3- Les spécificités de l'Algérie par rapport aux pays du printemps arabes

Il faut peut être préciser au passage que tous les soulèvements dans les pays dans le cadre de ce qu'on pourrait appeler communément le printemps arabe, ont commencé pour des raisons économiques. L'idée de liberté et de démocratie est venue un peu plus tard à travers un processus communicatif d'échange par le net à travers le monde. l'Algérie ne peut pas faire exception à quelques nuances près. En octobre1988, la crise économique due à l'effondrement des prix du pétrole et des cours du dollar ont fortement affecté le pouvoir d'achat des Algériens. La grève de Sonacom de Rouiba, l'affaire de l'escroquerie des banques par des fils de hauts responsables ont été les ingrédients suffisants pour un ras ?le- bol de la population. En Tunisie, Bouazizi s'est immolé parce que l'extraversion à outrance de l'économie sous le régime Ben Ali a crée une misère qui a fortement humilié la population tunisienne. L'étalement de la fortune des Trabelsis à travers tout le territoire Tunisien devait accélérer les choses. En Libye, la tribu de Maâmar faisait la loi et transférait une part importante de la rente vers l'étranger et à son propre profit. Le déclic de la révolution devait apparaître à partir d'un cas de Hogra au tribunal de Benghazi. L'Egypte de 2010 était au bord de la faillite économique. Les caisses de l'Etat étaient chroniquement vides. Selon un journaliste libre Abdellah Houssam Skandar, vivant actuellement aux Etats-Unis, Moubarak et son équipe réfléchissait sur une possibilité de plantation et de commercialisation de la drogue pour renflouer les recettes publiques. Heureusement qu'il y a eu la révolution de 25 janvier 2011 sinon avec ses 85 millions d'habitants, ce pays aurait pu devenir la plaque tournante du trafique de drogue dans le monde.

Avec tout cela, le président se permettait de lancer ses enfants dans la politique pour l'hérédité du pouvoir. En Syrie, les mesures libérales adoptées en 2005 ont eu trois effets négatifs : une augmentation des inégalités sociales ; l'exclusion sociale de plus en plus diffuse dans les banlieues de Damas ; la dégradation des conditions de vie de la population. Au même titre que les autres pays sus- cités, l'étalement des richesses de la famille Assad ont précipité la révolution. La nuance évoquée plus haut est le fait qu'à la différence de l'Algérie, ces pays ont un champ politique rempli. Il y existe une élite politique. Ils se débattent maintenant dans la recherche de compromis pour relancer leurs économies. Cala peut prendre du temps mais ils y arriveront tôt ou tard. Ce n'est pas du tout le cas de l'Algérie, la scène politique, est amorphe, dominée par le système rentier qui s'agrippe au pouvoir.

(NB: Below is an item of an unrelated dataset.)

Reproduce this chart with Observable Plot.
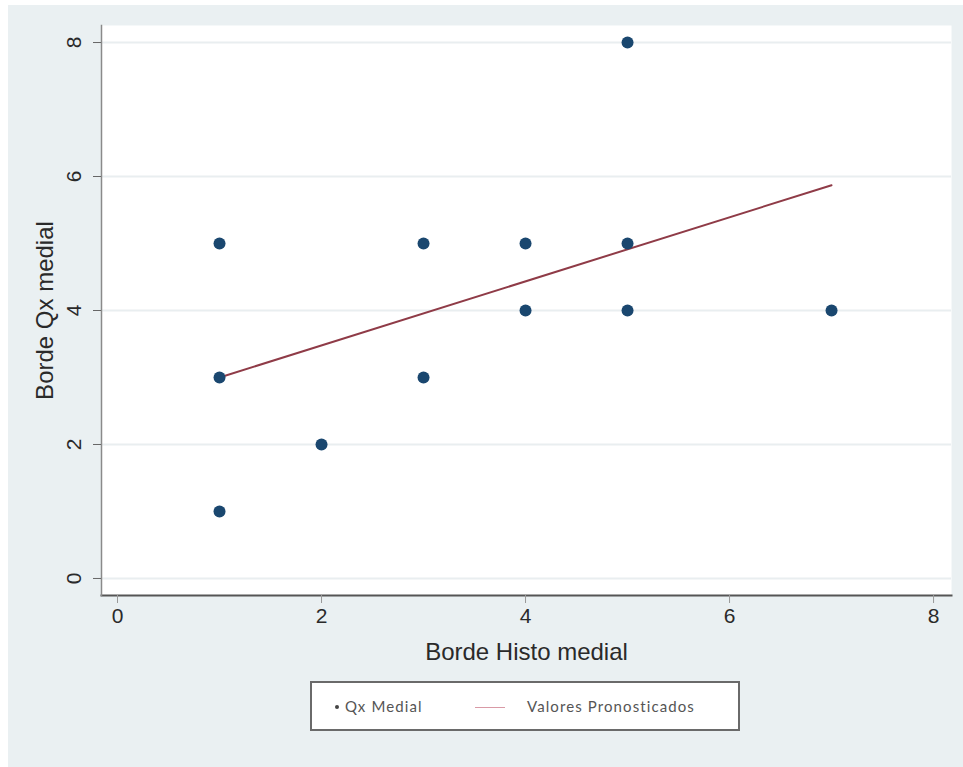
<!DOCTYPE html>
<html>
<head>
<meta charset="utf-8">
<script src="https://cdn.jsdelivr.net/npm/d3@7"></script>
<script src="https://cdn.jsdelivr.net/npm/@observablehq/plot@0.6"></script>
<style>
  html, body { margin: 0; padding: 0; background: #ffffff; }
  #wrap { position: absolute; left: 8px; top: 5px; width: 955px; height: 762px; background: #eaf0f2; overflow: hidden; }
  #chart { position: absolute; left: -8px; top: -5px; }
  #chart svg { display: block; }
  #legend { position: absolute; left: 302px; top: 676px; width: 426px; height: 46px; background: #ffffff; border: 2px solid #6a6a6a;
    font-family: Lato, "Open Sans", sans-serif; font-size: 15px; letter-spacing: 1.1px; color: #555; }
  #legend .item { position: absolute; top: 14px; white-space: nowrap; }
  #legend .dot { display: inline-block; width: 4px; height: 4px; border-radius: 50%; background: #444; vertical-align: middle; margin-right: 6px; position: relative; top: -1px; }
  #legend .ln { position: absolute; top: 24px; height: 1px; width: 30px; background: #d99aa6; }
</style>
</head>
<body>
<div id="wrap">
  <div id="chart"></div>
  <div id="legend"></div>
</div>
<script>
const qxX = [1, 1, 1, 2, 3, 3, 4, 4, 5, 5, 5, 7];
const qxY = [5, 3, 1, 2, 5, 3, 5, 4, 8, 5, 4, 4];
const fitX = [1, 7];
const fitY = [3.0, 5.87];
const xTicks = [0, 2, 4, 6, 8];
const yTicks = [0, 2, 4, 6, 8];
const xTitle = "Borde Histo medial";
const yTitle = "Borde Qx medial";
const legendLabels = ["Qx Medial", "Valores Pronosticados"];

const points = qxX.map((x, i) => ({x, y: qxY[i]}));
const fit = fitX.map((x, i) => ({x, y: fitY[i]}));

const chart = Plot.plot({
  width: 963,
  height: 672,
  marginLeft: 101,
  marginRight: 12,
  marginTop: 25,
  marginBottom: 77,
  x: {domain: [-0.157, 8.176]},
  y: {domain: [-0.254, 8.254]},
  style: {background: "transparent", fontFamily: "'Liberation Sans', Arial, sans-serif", color: "#2a2a2a"},
  marks: [
    Plot.frame({fill: "white", stroke: null}),
    Plot.gridY(yTicks, {stroke: "#e9eef0", strokeOpacity: 1, strokeWidth: 2}),
    Plot.frame({anchor: "bottom", stroke: "#555", strokeWidth: 2}),
    Plot.frame({anchor: "left", stroke: "#8a8a8a", strokeWidth: 1.5}),
    Plot.axisX(xTicks, {tickSize: 8, tickPadding: 5, stroke: "#999", fill: "#2a2a2a", fontSize: 21, tickFormat: "d",
      label: xTitle, labelAnchor: "center", labelOffset: 64}),
    Plot.axisY(yTicks, {tickSize: 8, tickPadding: 13, tickRotate: -90, stroke: "#666", fill: "#2a2a2a", fontSize: 21, tickFormat: "d",
      label: yTitle, labelAnchor: "center", labelOffset: 66}),
    Plot.line(fit, {x: "x", y: "y", stroke: "#8f3b47", strokeWidth: 2}),
    Plot.dot(points, {x: "x", y: "y", r: 6, fill: "#1a476f", stroke: null})
  ]
});
// axis titles: larger font, no arrows
chart.querySelectorAll("[aria-label='x-axis label'] text, [aria-label='y-axis label'] text").forEach(t => {
  t.setAttribute("font-size", 24);
  t.textContent = t.textContent.replace(/\s*[←→↑↓]\s*/g, "").trim();
});
document.getElementById("chart").appendChild(chart);

const lg = document.getElementById("legend");
lg.innerHTML =
  `<span class="item" style="left:23px"><span class="dot"></span>${legendLabels[0]}</span>` +
  `<span class="ln" style="left:163px"></span>` +
  `<span class="item" style="left:215px">${legendLabels[1]}</span>`;
</script>
</body>
</html>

Ce système est formé d'opportunistes du parti unique et de ses excroissances qui en voulant perpétuer l'ordre établi, refusent, voire même résistent aux changements. Cette configuration contrairement aux autres pays du printemps arabe est largement entretenue dans le cas de l'Algérie par la rente. Le secteur privé ancre ses ventouses pour puiser sur la manne financière en profitant d'un marché tout acquis sans aucun effort de marketing encore moins de créativité. Pendant que les citoyens consomment et s'endettent sans penser au lendemain, ces privés préparent leur avenir outre mer à travers des transferts illicites en faisant fondre cette manne. Les millions de fonctionnaires se sont repliés sur eux-mêmes pour faire « tout » afin récupérer la part qui leur revient de la rente. Les jeunes se confondent dans l'informel, seule voie pour un gain facile. L'effort d'aide des pouvoirs publics aux couches défavorisées à travers le processus de subvention va au bénéfice des habitants des frontières avec les pays voisins dans la contrebande opérée par des Algériens eux-mêmes etc. Personne ne produit et tout le monde est content de son sort d'aujourd'hui sans penser aux générations d'après. Dans cet ordre établi, chacun en définitif trouve son compte.

Donc il ne peut y avoir de changement tant que la rente est là pour faire fonctionner le système. C'est pour cela que jusqu'à présent et à moins de 3 mois de l'échéance électorale, il n'y pas eu un engouement populaire pour la`simple raison que personne n'aspire ou œuvre pour le changement. Très peu de personnalités charismatiques ont émergé du champ politique avec un programme pour assurer une autre alternative. Les efforts méritoires de Ali Ghediri n'ont apparemment pas convaincu grand monde et son sociogramme n'est toujours pas bouclé pour des raisons diverses entre autre son appartenance au système par avoir été militaire, mal entouré, manque d'expérience politique etc. un nombre important de l'élite politique ont déjà jeté l'éponge dont Hamrouche, pourtant fortement apprécié. Les autres ne feront que perpétuer le système existant. Pendant que les analystes ici et ailleurs se noient dans les scénarios conflictualistes en ennuyant les citoyens avec leurs clans au pouvoir, l'équipe qui a compris tout cela, s'accommode en agissant à sa guise en toute tranquillité.